I am a Kashmiri, but I’m unfortunately not even trained very well to speak Kashmiri. I think in Hindi. And I have realised over time that there are two things that you require to be a communicator: you need to be a storyteller and you need to be an effective listener. And that’s devoid of language. Because storytelling is so ingrained in our culture — that was the way we got to know of the world. Our grandparents, our parents, they taught us about the world through stories. And we live in a country where stories are dime a dozen. So, you will never escape a way to communicate your idea through a story if you feel passionate about that.
And second, just listen because when you listen the world will actually tell you how they wish to be communicated with. It’s remarkable how many people have asked me, ‘Hey, where do you get your content ideas from?’ And I’m like if there’s anybody in India that says I’ve run out of content that person has stopped living in India. We are a country that is generating billions of ideas every single second because of what we are going through and what we are told. So, you are never going to run out of content if you are listening. Your Hindi or your colloquial language is just a form of delivery and you will always have an audience irrespective of which language you choose, as long as you weave stories inside it and you are actually listening more than speaking.
Warikoo sums up the year
Books: My absolute favourite, which I’ve read thrice already, is Atmamun by Dr Kapil Gupta. Another fantastic book, which really gripped me, was Buyer of Pain.

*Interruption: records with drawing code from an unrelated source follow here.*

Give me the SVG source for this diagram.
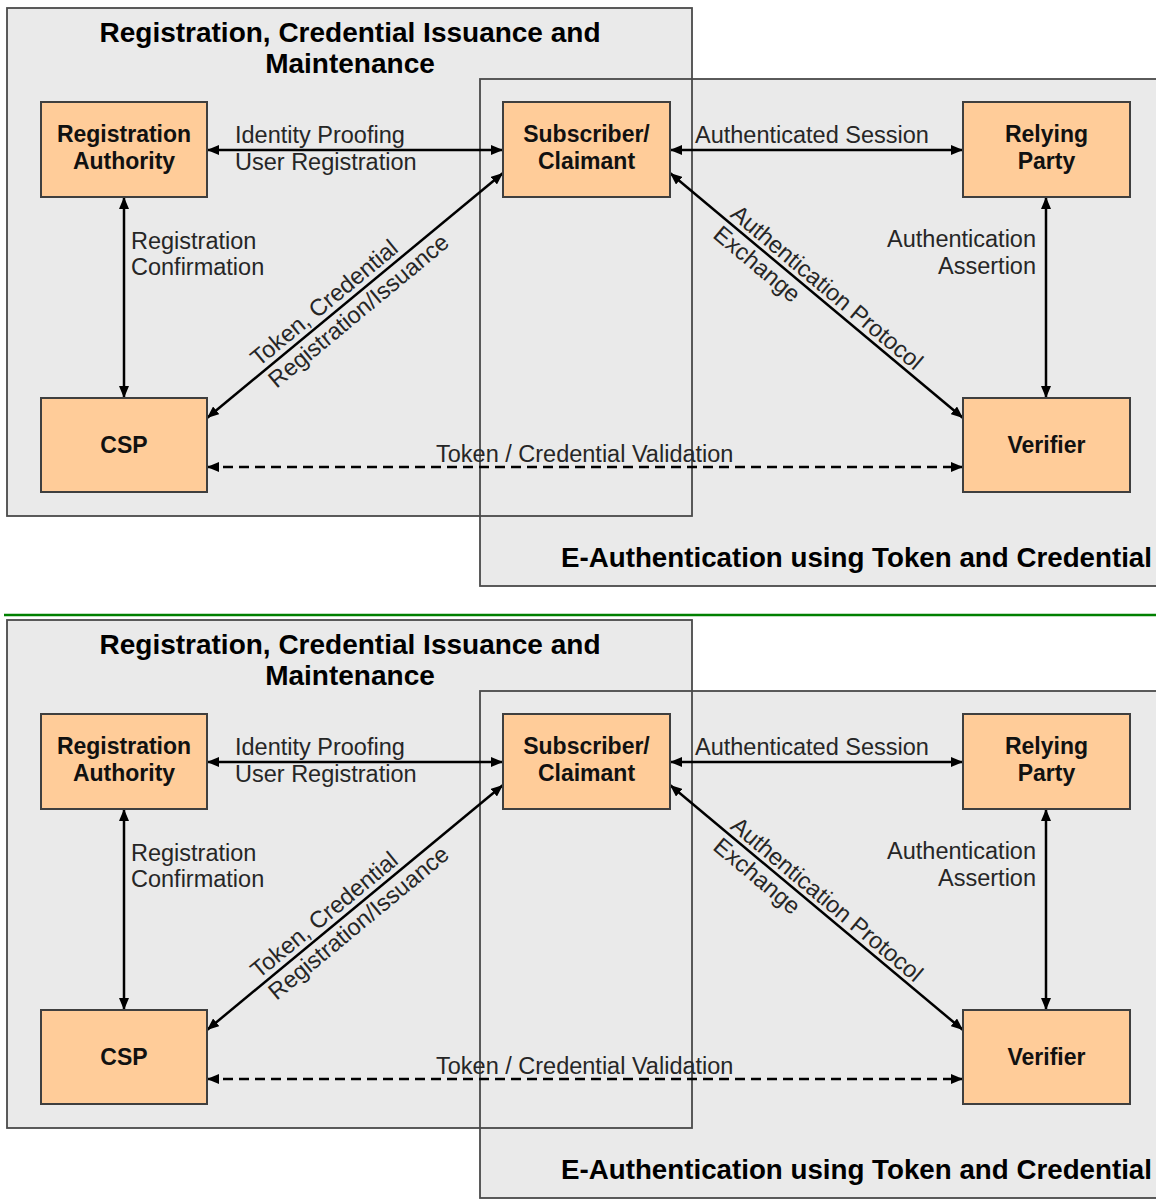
<svg xmlns="http://www.w3.org/2000/svg" width="1156" height="1199" viewBox="0 0 1156 1199">
<style>
.bg{fill:#ffffff}
.zone{fill:#eaeaea;stroke:none}
.zoneline{fill:none;stroke:#4a4a4a;stroke-width:1.8}
.nb{fill:#ffcc99;stroke:#3f3f3f;stroke-width:2}
.title{font-family:"Liberation Sans",Arial,sans-serif;font-weight:bold;font-size:28px;fill:#000}
.nt{font-family:"Liberation Sans",Arial,sans-serif;font-weight:bold;font-size:23px;fill:#111;text-anchor:middle}
.lbl{font-family:"Liberation Sans",Arial,sans-serif;font-size:23.5px;fill:#262626}
.c{fill:none;stroke:#000;stroke-width:2.5;marker-start:url(#ah);marker-end:url(#ah)}
.dash{stroke-dasharray:10 6}
.sep{stroke:#008000;stroke-width:2.5}
</style>
<defs>
<marker id="ah" viewBox="0 0 12 10" refX="12" refY="5" markerWidth="12" markerHeight="10" markerUnits="userSpaceOnUse" orient="auto-start-reverse">
<path d="M0,0 L12,5 L0,10 z" fill="#000"/>
</marker>
</defs>
<rect class="bg" x="0" y="0" width="1156" height="1199"/>

<g id="copy-top">
  <g id="top-zones">
    <rect class="zone" x="7" y="8" width="685" height="508"/>
    <rect class="zone" x="480" y="79" width="690" height="507"/>
    <rect class="zoneline" x="7" y="8" width="685" height="508"/>
    <rect class="zoneline" x="480" y="79" width="690" height="507"/>
    <text class="title" x="350" y="42" text-anchor="middle">Registration, Credential Issuance and</text>
    <text class="title" x="350" y="73" text-anchor="middle">Maintenance</text>
    <text class="title" x="561" y="567" textLength="591" lengthAdjust="spacingAndGlyphs">E-Authentication using Token and Credential</text>
  </g>
  <g id="top-connectors">
    <line class="c" x1="207" y1="150" x2="503" y2="150"/>
    <line class="c" x1="670" y1="150" x2="963" y2="150"/>
    <line class="c" x1="124" y1="197" x2="124" y2="398"/>
    <line class="c" x1="1046" y1="197" x2="1046" y2="398"/>
    <line class="c" x1="207" y1="418" x2="503" y2="173"/>
    <line class="c" x1="670" y1="173" x2="963" y2="418"/>
    <line class="c dash" x1="207" y1="467" x2="963" y2="467"/>
    <text class="lbl" x="235" y="143">Identity Proofing</text>
    <text class="lbl" x="235" y="170">User Registration</text>
    <text class="lbl" x="695" y="143">Authenticated Session</text>
    <text class="lbl" x="131" y="249">Registration</text>
    <text class="lbl" x="131" y="275">Confirmation</text>
    <text class="lbl" x="1036" y="247" text-anchor="end">Authentication</text>
    <text class="lbl" x="1036" y="274" text-anchor="end">Assertion</text>
    <text class="lbl" x="436" y="462">Token / Credential Validation</text>
    <g transform="translate(355,295.5) rotate(-39.6)">
      <text class="lbl" x="-120" y="-6">Token, Credential</text>
      <text class="lbl" x="-120" y="22">Registration/Issuance</text>
    </g>
    <g transform="translate(816.5,295.5) rotate(39.9)">
      <text class="lbl" x="-118" y="-5">Authentication Protocol</text>
      <text class="lbl" x="-118" y="22">Exchange</text>
    </g>
  </g>
  <g id="top-ra"><rect class="nb" x="41" y="102" width="166" height="95"/><text class="nt" x="124" y="142">Registration</text><text class="nt" x="124" y="169">Authority</text></g>
  <g id="top-subscriber"><rect class="nb" x="503" y="102" width="167" height="95"/><text class="nt" x="586.5" y="142">Subscriber/</text><text class="nt" x="586.5" y="169">Claimant</text></g>
  <g id="top-rp"><rect class="nb" x="963" y="102" width="167" height="95"/><text class="nt" x="1046.5" y="142">Relying</text><text class="nt" x="1046.5" y="169">Party</text></g>
  <g id="top-csp"><rect class="nb" x="41" y="398" width="166" height="94"/><text class="nt" x="124" y="453">CSP</text></g>
  <g id="top-verifier"><rect class="nb" x="963" y="398" width="167" height="94"/><text class="nt" x="1046.5" y="453">Verifier</text></g>
</g>

<line id="separator" class="sep" x1="4" y1="615" x2="1156" y2="615"/>

<g id="copy-bottom" transform="translate(0,612)">
  <g id="bottom-zones">
    <rect class="zone" x="7" y="8" width="685" height="508"/>
    <rect class="zone" x="480" y="79" width="690" height="507"/>
    <rect class="zoneline" x="7" y="8" width="685" height="508"/>
    <rect class="zoneline" x="480" y="79" width="690" height="507"/>
    <text class="title" x="350" y="42" text-anchor="middle">Registration, Credential Issuance and</text>
    <text class="title" x="350" y="73" text-anchor="middle">Maintenance</text>
    <text class="title" x="561" y="567" textLength="591" lengthAdjust="spacingAndGlyphs">E-Authentication using Token and Credential</text>
  </g>
  <g id="bottom-connectors">
    <line class="c" x1="207" y1="150" x2="503" y2="150"/>
    <line class="c" x1="670" y1="150" x2="963" y2="150"/>
    <line class="c" x1="124" y1="197" x2="124" y2="398"/>
    <line class="c" x1="1046" y1="197" x2="1046" y2="398"/>
    <line class="c" x1="207" y1="418" x2="503" y2="173"/>
    <line class="c" x1="670" y1="173" x2="963" y2="418"/>
    <line class="c dash" x1="207" y1="467" x2="963" y2="467"/>
    <text class="lbl" x="235" y="143">Identity Proofing</text>
    <text class="lbl" x="235" y="170">User Registration</text>
    <text class="lbl" x="695" y="143">Authenticated Session</text>
    <text class="lbl" x="131" y="249">Registration</text>
    <text class="lbl" x="131" y="275">Confirmation</text>
    <text class="lbl" x="1036" y="247" text-anchor="end">Authentication</text>
    <text class="lbl" x="1036" y="274" text-anchor="end">Assertion</text>
    <text class="lbl" x="436" y="462">Token / Credential Validation</text>
    <g transform="translate(355,295.5) rotate(-39.6)">
      <text class="lbl" x="-120" y="-6">Token, Credential</text>
      <text class="lbl" x="-120" y="22">Registration/Issuance</text>
    </g>
    <g transform="translate(816.5,295.5) rotate(39.9)">
      <text class="lbl" x="-118" y="-5">Authentication Protocol</text>
      <text class="lbl" x="-118" y="22">Exchange</text>
    </g>
  </g>
  <g id="bottom-ra"><rect class="nb" x="41" y="102" width="166" height="95"/><text class="nt" x="124" y="142">Registration</text><text class="nt" x="124" y="169">Authority</text></g>
  <g id="bottom-subscriber"><rect class="nb" x="503" y="102" width="167" height="95"/><text class="nt" x="586.5" y="142">Subscriber/</text><text class="nt" x="586.5" y="169">Claimant</text></g>
  <g id="bottom-rp"><rect class="nb" x="963" y="102" width="167" height="95"/><text class="nt" x="1046.5" y="142">Relying</text><text class="nt" x="1046.5" y="169">Party</text></g>
  <g id="bottom-csp"><rect class="nb" x="41" y="398" width="166" height="94"/><text class="nt" x="124" y="453">CSP</text></g>
  <g id="bottom-verifier"><rect class="nb" x="963" y="398" width="167" height="94"/><text class="nt" x="1046.5" y="453">Verifier</text></g>
</g>
</svg>
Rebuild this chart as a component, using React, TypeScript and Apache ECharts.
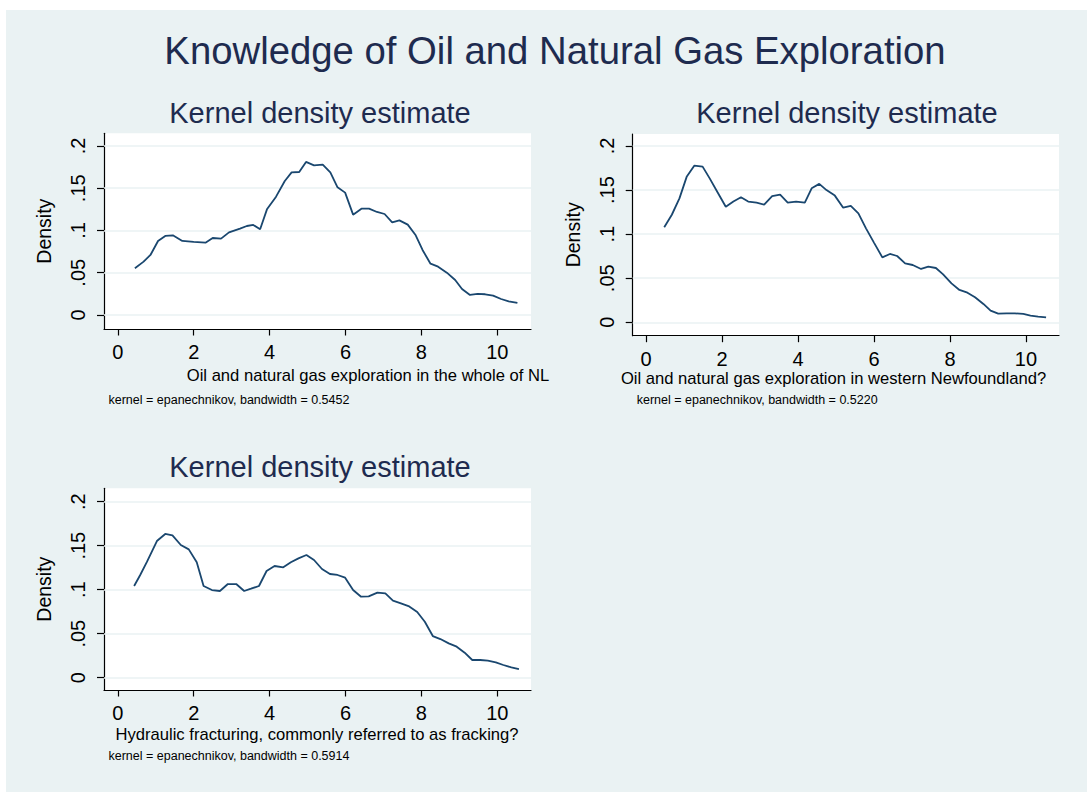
import React, { useEffect, useRef } from "react";
import * as echarts from "echarts";

const mainTitle = "Knowledge of Oil and Natural Gas Exploration";
const panelTitle = "Kernel density estimate";
const yAxisTitle = "Density";
const xTitles = [
  "Oil and natural gas exploration in the whole of NL",
  "Oil and natural gas exploration in western Newfoundland?",
  "Hydraulic fracturing, commonly referred to as fracking?",
];
const notes = [
  "kernel = epanechnikov, bandwidth = 0.5452",
  "kernel = epanechnikov, bandwidth = 0.5220",
  "kernel = epanechnikov, bandwidth = 0.5914",
];
const xTicks = [0, 2, 4, 6, 8, 10];
const xTickLabels = ["0", "2", "4", "6", "8", "10"];
const yTicks = [0, 0.05, 0.1, 0.15, 0.2];
const yTickLabels = ["0", ".05", ".1", ".15", ".2"];

// Panel 1: whole of NL
const wholeX = [0.45, 0.68, 0.86, 1.06, 1.25, 1.45, 1.7, 2.0, 2.31, 2.5, 2.72, 2.93, 3.22, 3.4, 3.57, 3.75, 3.93, 4.17, 4.4, 4.58, 4.78, 4.96, 5.17, 5.4, 5.6, 5.79, 5.99, 6.2, 6.42, 6.62, 6.83, 7.03, 7.23, 7.42, 7.64, 7.85, 8.03, 8.24, 8.44, 8.67, 8.89, 9.07, 9.28, 9.48, 9.68, 9.89, 10.1, 10.3, 10.53];
const wholeY = [0.0552, 0.0631, 0.071, 0.0876, 0.0935, 0.0943, 0.0876, 0.0864, 0.0856, 0.0911, 0.0903, 0.0978, 0.1022, 0.1053, 0.1065, 0.1014, 0.125, 0.14, 0.1586, 0.1688, 0.1692, 0.1811, 0.1771, 0.1779, 0.1688, 0.1511, 0.1448, 0.1187, 0.1258, 0.1258, 0.1219, 0.1195, 0.1097, 0.112, 0.1069, 0.0943, 0.0769, 0.0607, 0.0572, 0.0501, 0.0414, 0.0308, 0.0237, 0.0249, 0.0245, 0.0229, 0.0189, 0.0162, 0.0142];

// Panel 2: western Newfoundland
const westX = [0.48, 0.68, 0.88, 1.07, 1.27, 1.49, 1.68, 1.89, 2.1, 2.3, 2.5, 2.69, 2.91, 3.11, 3.32, 3.53, 3.73, 3.95, 4.18, 4.36, 4.56, 4.75, 4.97, 5.19, 5.39, 5.59, 5.79, 6.0, 6.22, 6.42, 6.61, 6.82, 7.02, 7.24, 7.43, 7.63, 7.82, 8.04, 8.25, 8.46, 8.66, 8.88, 9.07, 9.27, 9.49, 9.71, 9.93, 10.12, 10.32, 10.53];
const westY = [0.1078, 0.122, 0.1406, 0.165, 0.1777, 0.1766, 0.163, 0.147, 0.131, 0.137, 0.1418, 0.137, 0.1357, 0.1335, 0.143, 0.1448, 0.1357, 0.137, 0.1357, 0.152, 0.157, 0.15, 0.1437, 0.13, 0.132, 0.1236, 0.1066, 0.0904, 0.0737, 0.0775, 0.0752, 0.0669, 0.065, 0.0605, 0.0631, 0.0616, 0.0544, 0.0442, 0.0367, 0.0336, 0.0284, 0.0208, 0.0132, 0.0098, 0.0102, 0.0102, 0.0095, 0.0076, 0.0064, 0.0057];

// Panel 3: hydraulic fracturing
const frackX = [0.43, 0.59, 0.77, 1.03, 1.25, 1.44, 1.66, 1.87, 2.08, 2.26, 2.48, 2.69, 2.9, 3.12, 3.33, 3.51, 3.72, 3.92, 4.13, 4.36, 4.56, 4.76, 4.97, 5.17, 5.38, 5.59, 5.79, 5.99, 6.2, 6.41, 6.61, 6.84, 7.05, 7.25, 7.46, 7.66, 7.89, 8.09, 8.3, 8.5, 8.72, 8.93, 9.14, 9.34, 9.55, 9.75, 9.96, 10.16, 10.37, 10.57];
const frackY = [0.1042, 0.1167, 0.1318, 0.1553, 0.1633, 0.1617, 0.1508, 0.1458, 0.1311, 0.1042, 0.0996, 0.0985, 0.1064, 0.1064, 0.0985, 0.1011, 0.1042, 0.1212, 0.1269, 0.1254, 0.1311, 0.1356, 0.1394, 0.1337, 0.1235, 0.1178, 0.1167, 0.1136, 0.0996, 0.092, 0.0924, 0.0966, 0.0958, 0.0875, 0.0845, 0.0814, 0.0746, 0.0636, 0.0473, 0.0439, 0.039, 0.0352, 0.0284, 0.0201, 0.0201, 0.0193, 0.0174, 0.0144, 0.0117, 0.0098];

const seriesX = [wholeX, westX, frackX];
const seriesY = [wholeY, westY, frackY];

// layout (pixels) and axis ranges
const layout = [
  { grid: { left: 104, top: 133.3, width: 427, height: 195.7 }, xr: [-0.364, 10.888], yr: [-0.0166, 0.215], title: [320, 112.5], xt: [368, 375], note: [108.5, 400] },
  { grid: { left: 632.7, top: 134, width: 426.3, height: 201.7 }, xr: [-0.35, 10.87], yr: [-0.0152, 0.2136], title: [847, 112.5], xt: [833.5, 378], note: [636.7, 400] },
  { grid: { left: 104, top: 488.3, width: 427, height: 201.7 }, xr: [-0.364, 10.888], yr: [-0.014, 0.2152], title: [320, 467], xt: [317, 734], note: [108.5, 756] },
];

const FONT = "'Liberation Sans', Arial, Helvetica, sans-serif";
const NAVY = "#1E2B4F";
const LINE = "#1A476F";
const BG = "#EAF2F3";

function txt(text: string, x: number, y: number, size: number, color: string, align: string) {
  return {
    type: "text",
    x,
    y,
    silent: true,
    style: {
      text,
      fontSize: size,
      fontFamily: FONT,
      fill: color,
      align,
      verticalAlign: "middle",
      textAlign: align,
      textVerticalAlign: "middle",
    },
  };
}

export default function App() {
  const ref = useRef<HTMLDivElement>(null);
  useEffect(() => {
    document.body.style.margin = "0";
    const chart = echarts.init(ref.current as HTMLDivElement, undefined, { renderer: "svg", width: 1087, height: 792 });

    const graphics: any[] = [txt(mainTitle, 555, 50, 38.3, NAVY, "center")];
    layout.forEach((p, i) => {
      graphics.push(txt(panelTitle, p.title[0], p.title[1], 29, NAVY, "center"));
      graphics.push(txt(xTitles[i], p.xt[0], p.xt[1], 16.6, "#000", "center"));
      graphics.push(txt(notes[i], p.note[0], p.note[1], 12.5, "#000", "left"));
    });

    const option: any = {
      animation: false,
      textStyle: { fontFamily: FONT },
      grid: layout.map((p) => ({ ...p.grid, show: true, backgroundColor: "#fff", borderWidth: 0, containLabel: false })),
      xAxis: layout.map((p, i) => ({
        type: "value",
        gridIndex: i,
        min: p.xr[0],
        max: p.xr[1],
        axisLine: { show: true, onZero: false, lineStyle: { color: "#000", width: 1.2 } },
        axisTick: { show: true, length: 6.5, customValues: xTicks, lineStyle: { color: "#000", width: 1.2 } },
        axisLabel: {
          show: true,
          customValues: xTicks,
          margin: 13,
          fontSize: 20,
          color: "#000",
          fontFamily: FONT,
          formatter: (v: number) => {
            const k = xTicks.findIndex((t) => Math.abs(t - v) < 1e-9);
            return k >= 0 ? xTickLabels[k] : "";
          },
        },
        splitLine: { show: false },
      })),
      yAxis: layout.map((p, i) => ({
        type: "value",
        gridIndex: i,
        min: p.yr[0],
        max: p.yr[1],
        name: yAxisTitle,
        nameLocation: "middle",
        nameRotate: 90,
        nameGap: 50,
        nameTextStyle: { fontSize: 19.5, color: "#000", fontFamily: FONT },
        axisLine: { show: true, onZero: false, lineStyle: { color: "#000", width: 1.2 } },
        axisTick: { show: true, length: 7, customValues: yTicks, lineStyle: { color: "#000", width: 1.2 } },
        axisLabel: {
          show: true,
          customValues: yTicks,
          rotate: 90,
          margin: 16,
          fontSize: 20,
          color: "#000",
          fontFamily: FONT,
          formatter: (v: number) => {
            const k = yTicks.findIndex((t) => Math.abs(t - v) < 1e-9);
            return k >= 0 ? yTickLabels[k] : "";
          },
        },
        splitLine: { show: false },
      })),
      series: layout.map((p, i) => ({
        type: "line",
        xAxisIndex: i,
        yAxisIndex: i,
        z: 10,
        symbol: "none",
        showSymbol: false,
        smooth: false,
        lineStyle: { color: LINE, width: 1.8 },
        itemStyle: { color: LINE },
        data: seriesX[i].map((x, j) => [x, seriesY[i][j]]),
        markLine: {
          silent: true,
          symbol: ["none", "none"],
          label: { show: false },
          lineStyle: { color: BG, width: 1.5, type: "solid" },
          emphasis: { disabled: true },
          data: yTicks.map((t) => ({ yAxis: t })),
        },
      })),
      graphic: graphics,
    };
    chart.setOption(option);
    return () => chart.dispose();
  }, []);

  return (
    <div style={{ position: "fixed", left: 0, top: 0, width: 1087, height: 792, background: "#fff", overflow: "hidden" }}>
      <div style={{ position: "absolute", left: 6, top: 10, width: 1081, height: 782, background: BG }} />
      <div ref={ref} style={{ position: "absolute", left: 0, top: 0, width: 1087, height: 792 }} />
    </div>
  );
}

Defining moments: Hands down, it was seeing Do Epic Shit being sold at traffic signals across so many cities in India.
Writing books: It is always tricky to write books for people who don’t read them. So I have to be cognizant that the book cannot be a drain on their attention or excitement. That makes it very challenging and extremely exciting.
Causes: Education. That’s what I’m building. My next business, which has already started, is going to be in the field of education. Content is a great segue to it. I think of myself as a teacher. And the role I wish to play is to find a great companion for college kids in India, to make them life ready.
Ankur Warikoo’s new book, Get Epic Shit Done (published by Juggernaut) comes out December 18.